Курт был одиноким подростком и не хотел ни с кем общаться
Среди этих изображений как минимум одно хорошо известно фанатам рока, потому что именно этот рисунок потом стал обложкой Incesticide, сборника синглов, демо-версий и каверов Devo и Vaselines, выпущенного DGC Records в 1992 году. Это изображение человекоподобного существа, похожего на скелет, которого тянет за руку (очень длинную) нечто, похожее на куклу с проломленной головой. На переднем плане красный мак – вероятно, метафора зависимости певца. Изображенное на картине существо кажется близнецом другого пугающего персонажа, Фистулы, представленного на той же выставке. Также были выставлены страницы с заметками из дневников Кобейна. Среди них – черновик будущего хита «Smells Like Teen Spirit», письмо с клятвой певца в вечной верности Кортни Лав и результат совместной работы с писателем Уильямом С. Берроузом, столпом поколения битников и «токсичным кумиром» Кобейна.
Вплоть до 2017 – года проведения этой художественной выставки – работы Кобейна появлялись на трех различных аукционах («Кристис» в 2004 году, «Филлипс» в 2009 году и «Жюльен» в 2017 году), всего их было шесть. Рассматривая работы, проданные на аукционе, можно сказать, что художественные наклонности были не просто детскими раздумьями будущей поп-звезды. Фактически Кобейн самоутвердился даже на арт-рынке, установив в том году личный рекорд благодаря тому, что акварель размером 10 × 14 см была продана за 64 000 долларов. Кто знает, возможно, у него получилось бы и дальше развивать свой художественный талант.

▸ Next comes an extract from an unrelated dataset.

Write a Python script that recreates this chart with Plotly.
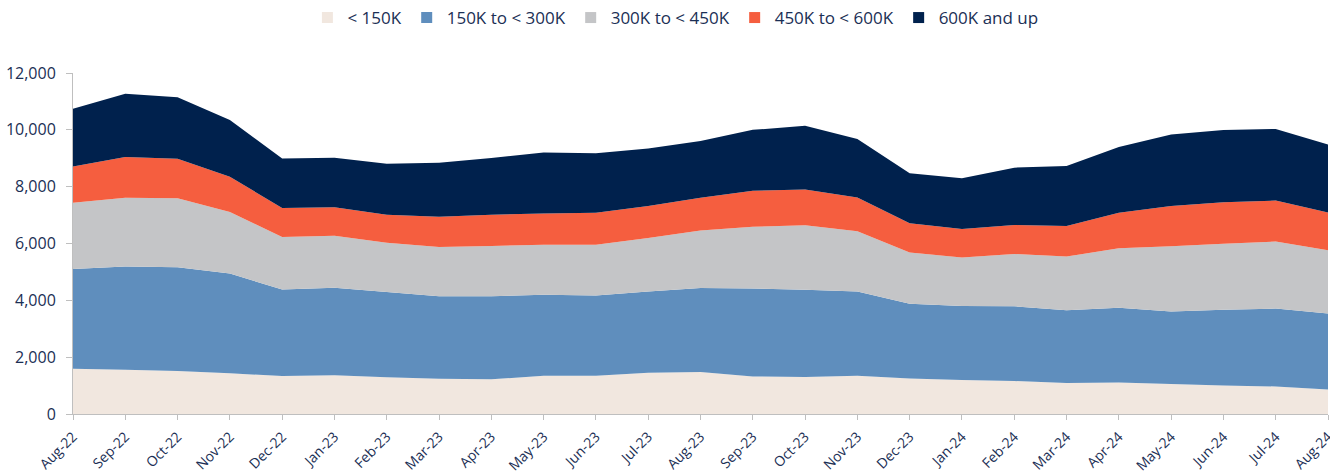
import plotly.graph_objects as go

months = ["Aug-22", "Sep-22", "Oct-22", "Nov-22", "Dec-22", "Jan-23", "Feb-23", "Mar-23",
          "Apr-23", "May-23", "Jun-23", "Jul-23", "Aug-23", "Sep-23", "Oct-23", "Nov-23",
          "Dec-23", "Jan-24", "Feb-24", "Mar-24", "Apr-24", "May-24", "Jun-24", "Jul-24", "Aug-24"]

under_150k = [1590, 1560, 1510, 1430, 1340, 1360, 1290, 1240, 1220, 1350, 1350, 1450, 1480,
              1320, 1300, 1350, 1250, 1200, 1160, 1090, 1110, 1060, 1000, 970, 860]
k150_300 = [3510, 3630, 3650, 3510, 3040, 3080, 3000, 2900, 2920, 2850, 2820, 2860, 2950,
            3100, 3070, 2960, 2630, 2600, 2630, 2560, 2630, 2550, 2670, 2740, 2680]
k300_450 = [2330, 2420, 2430, 2170, 1850, 1830, 1740, 1740, 1770, 1760, 1790, 1880, 2030,
            2170, 2270, 2120, 1800, 1710, 1840, 1890, 2090, 2290, 2320, 2360, 2220]
k450_600 = [1280, 1430, 1390, 1240, 1020, 1010, 980, 1060, 1100, 1100, 1120, 1130, 1150,
            1270, 1260, 1190, 1030, 1000, 1020, 1080, 1250, 1420, 1460, 1440, 1330]
k600_up = [2030, 2230, 2170, 2000, 1740, 1740, 1800, 1900, 2000, 2140, 2100, 2020, 2000,
           2140, 2240, 2060, 1760, 1790, 2020, 2110, 2320, 2520, 2540, 2520, 2390]

series_names = ["< 150K", "150K to < 300K", "300K to < 450K", "450K to < 600K", "600K and up"]
series_values = [under_150k, k150_300, k300_450, k450_600, k600_up]
colors = ["#F1E7DF", "#5F8EBD", "#C4C5C7", "#F55E3F", "#00214D"]

text_color = "#1B2F55"
axis_color = "#BFBFBF"

fig = go.Figure()
for name, vals, col in zip(series_names, series_values, colors):
    fig.add_trace(go.Scatter(
        x=months, y=vals, name=name, stackgroup="one", mode="none",
        fillcolor=col, line=dict(width=0), hoverinfo="x+y+name",
        legendgroup=name, showlegend=False,
    ))
# legend entries as square swatches
for name, col in zip(series_names, colors):
    fig.add_trace(go.Scatter(
        x=[None], y=[None], name=name, mode="markers",
        marker=dict(symbol="square", size=11, color=col),
        legendgroup=name, showlegend=True,
    ))

fig.update_layout(
    width=1330, height=474,
    margin=dict(l=73, r=2, t=73, b=60),
    paper_bgcolor="white", plot_bgcolor="white",
    font=dict(family="Open Sans, sans-serif", color=text_color, size=14),
    legend=dict(orientation="h", x=0.480, xanchor="center",
                y=1 - 18 / 474, yanchor="middle", yref="container",
                font=dict(size=17), itemwidth=30,
                traceorder="normal", tracegroupgap=0),
    showlegend=True,
)

fig.update_xaxes(
    type="category", range=[0, 24], tickangle=-45, automargin=False,
    showline=True, linecolor=axis_color, linewidth=1,
    ticks="outside", tickcolor=axis_color, ticklen=5, tickwidth=1,
    ticklabelstandoff=3,
    showgrid=False, tickfont=dict(size=14, color=text_color),
)
fig.update_yaxes(
    range=[0, 12000], dtick=2000, tickformat=",", automargin=False,
    showline=True, linecolor=axis_color, linewidth=1,
    ticks="outside", tickcolor=axis_color, ticklen=6, tickwidth=1,
    ticklabelstandoff=7,
    showgrid=False, zeroline=False, tickfont=dict(size=16, color=text_color),
)

fig.write_html("out.html", config={"displayModeBar": False},
               post_script="document.body.style.margin='0px';")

Но талант был предан забвению, даже в статусе суперзвезды, который всего через несколько лет придет к этому застенчивому, слегка меланхоличному белокурому парню с заросшим щетиной лицом. Казалось, слава даже не искала его. И все же она пришла – с визгом гитары, а не с шелестом мазков кисти.
[Работа Курта Кобейна, фрагмент которой был использован для обложки альбома Incesticide.]
28 июня 1979 года в семейную неразбериху была наконец-то внесена ясность: мать Курта передала полную опеку над двенадцатилетним мальчиком его отцу. Но лучше от этого не стало, и Курт начал все чаще подчеркивать, что они «не были его настоящей семьей», возможно, тоскуя по тому вниманию, которого он больше не получал. И это была немалая травма, если верить тому, что Кобейн написал в дневнике: «Первые семь лет моей жизни были исключительными, невероятными, настоящими… абсолютной радостью». Затем наступила тьма, и она так по-настоящему и не рассеялась.